June 01, 2010

Kelsyn Bevins

Metropolitan Public Defender, Portland, OR
2010

I came to Law School because I believe access to legal resources and services is a significant problem in our society. I came to this realization in college, when I was working with a program that provided transitional housing and job training for women who had just finished terms of incarceration. A woman I met there, not more than a year or two older than myself at the time, had no idea where her 3 year old son was. Her son’s father was not an American citizen, and she thought her son’s paternal grandmother may have taken him out of the country. She had no documents from the court alerting her to his location or his current guardian.  I knew that if I only had the training and credentials, I had the desire and resources to help her navigate the system. Coupled with my work experience in education, homelessness, and youth services, I hope to become a juvenile attorney. I decided upon arriving at Lewis and Clark to work with PILP, and I volunteered with them. I also became a mentor to a low-income high school student with whom I spent every Saturday working with on college prep.

In Portland, Metropolitan Public Defender (Metro) provides criminal defense for indigent clients. They have juvenile, misdemeanor, minor felonies, major felonies and capital divisions. Metro attorneys represent clients at every stage during their criminal prosecution, and can represent either parents or children in juvenile dependency adjudications. I heard about Metro at the Public Interest Job fair held in the spring of my 1L year. Because they cannot afford to pay summer law clerks, but align with my interests and help so many people in our community, I approached them about partnering with me in applying for a PILP stipend.

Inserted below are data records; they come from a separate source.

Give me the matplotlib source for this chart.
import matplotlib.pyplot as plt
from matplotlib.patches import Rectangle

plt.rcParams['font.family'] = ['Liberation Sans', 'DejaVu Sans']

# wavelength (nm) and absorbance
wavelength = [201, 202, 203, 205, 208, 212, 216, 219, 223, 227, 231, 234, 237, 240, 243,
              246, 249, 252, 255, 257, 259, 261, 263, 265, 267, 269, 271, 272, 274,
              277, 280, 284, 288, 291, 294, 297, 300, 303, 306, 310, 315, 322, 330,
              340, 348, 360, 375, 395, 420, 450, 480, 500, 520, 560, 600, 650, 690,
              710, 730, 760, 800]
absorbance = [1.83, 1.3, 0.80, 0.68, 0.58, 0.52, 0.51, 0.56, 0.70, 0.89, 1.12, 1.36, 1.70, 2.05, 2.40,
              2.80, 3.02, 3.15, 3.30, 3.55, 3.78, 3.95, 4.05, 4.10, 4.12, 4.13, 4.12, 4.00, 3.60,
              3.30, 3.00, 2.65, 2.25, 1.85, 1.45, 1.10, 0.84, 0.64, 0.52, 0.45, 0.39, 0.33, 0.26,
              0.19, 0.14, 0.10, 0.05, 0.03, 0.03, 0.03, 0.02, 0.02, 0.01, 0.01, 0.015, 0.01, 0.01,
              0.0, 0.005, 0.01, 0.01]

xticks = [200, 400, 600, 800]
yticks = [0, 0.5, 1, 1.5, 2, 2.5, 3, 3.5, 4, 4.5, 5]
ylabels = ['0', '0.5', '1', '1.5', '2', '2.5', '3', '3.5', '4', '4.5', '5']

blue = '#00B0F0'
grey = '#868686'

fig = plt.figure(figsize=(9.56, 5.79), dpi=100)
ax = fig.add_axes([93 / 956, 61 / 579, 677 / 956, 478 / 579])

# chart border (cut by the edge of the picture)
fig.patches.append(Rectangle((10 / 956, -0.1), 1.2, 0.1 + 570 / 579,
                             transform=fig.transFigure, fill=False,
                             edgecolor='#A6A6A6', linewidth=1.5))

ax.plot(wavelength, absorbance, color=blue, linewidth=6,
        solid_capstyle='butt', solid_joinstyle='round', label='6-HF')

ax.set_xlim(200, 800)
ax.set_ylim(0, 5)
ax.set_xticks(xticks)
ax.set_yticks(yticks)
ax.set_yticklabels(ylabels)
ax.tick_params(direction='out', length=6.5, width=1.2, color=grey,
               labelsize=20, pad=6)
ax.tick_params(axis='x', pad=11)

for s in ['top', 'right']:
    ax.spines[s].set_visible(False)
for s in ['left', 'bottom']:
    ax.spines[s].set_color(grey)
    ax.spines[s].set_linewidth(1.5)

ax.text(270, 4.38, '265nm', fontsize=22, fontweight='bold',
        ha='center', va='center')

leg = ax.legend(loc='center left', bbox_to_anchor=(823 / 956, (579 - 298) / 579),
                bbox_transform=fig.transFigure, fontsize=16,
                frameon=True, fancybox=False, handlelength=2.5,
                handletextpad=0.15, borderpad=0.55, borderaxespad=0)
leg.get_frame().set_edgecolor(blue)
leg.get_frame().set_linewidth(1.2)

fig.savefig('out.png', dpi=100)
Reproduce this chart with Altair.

This summer, I spent 10 weeks at Metro, where I was given comprehensive trial skills training that new attorneys in the office receive. I wrote Oregon Appellate and Supreme Court opinion summaries weekly, partnered with misdemeanor and juvenile attorneys on their cases, attended numerous trials, and wrote legal memos and motions. My biggest projects of the summer were an in-trial reference guide on prosecutorial misconduct; a legal memo on problems facing the awarding of fugitive time-served credit in Oregon county jails; and writing a motion to suppress evidence that went before a judge in Washington County and won. Most importantly, Metro helped me enhance my legal research and writing. I got an inside view of criminal defense work and got to see what nonprofit legal organizations are like. The PILP stipend made it possible for me to take such a rewarding, hands-on and educational summer position I would not have been able to take otherwise. It is really great to be able to put the reasons I came to law school into practice, and PILP helped me do that.